When the results came in, Fenty was trounced in largely black districts. In Wards 7 and 8, his opponent, Vincent Gray, won 82 percent of the vote. In Northwest Washington, where white voters predominate, Fenty won 76 percent of the vote. Fenty decisively lost the black vote and decisively won the white vote. D.C. public schools are about 5 percent white, so it is a reasonable supposition that the anti-Fenty vote was fueled to a large degree by parents of children in the public schools. Gray won handily, 53 percent to 46 percent.
Journalists attributed Fenty's loss to the power of the teachers' union, but such an explanation implies that black voters, even in the privacy of the voting booth, lack the capacity to make an informed choice. When the Tea Party wins a race, journalists don't write about who controlled their vote, but about a voter revolt; they acknowledge that those who turned out to vote had made a conscious decision. Yet when black voters, by large margins, chose Vincent Gray over Adrian Fenty, journalists found it difficult to accept that the voters were acting on their own, not as puppets of the teachers' union.

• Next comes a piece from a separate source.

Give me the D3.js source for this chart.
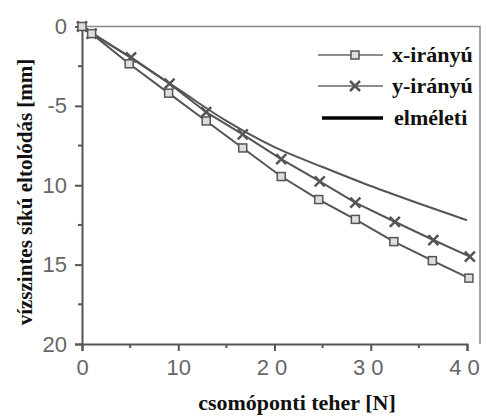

It's probably too much to hope that we could have a discussion about education that puts the things most responsible for academic performance on the table and tries to deal with root causes like poverty and inequality. But it's at least time for a discussion about education that deals honestly with the evidence, that doesn't put billions of dollars behind a predetermined yet deeply flawed choice, that takes lessons from traditional public schools as willingly as from elsewhere, that does not actively seek to lay problems at the feet of teachers and their unions. And it's time to lay bare the ideology underpinning the relentless push for charter schools. Unless we're willing to buy that these people are just that stupid.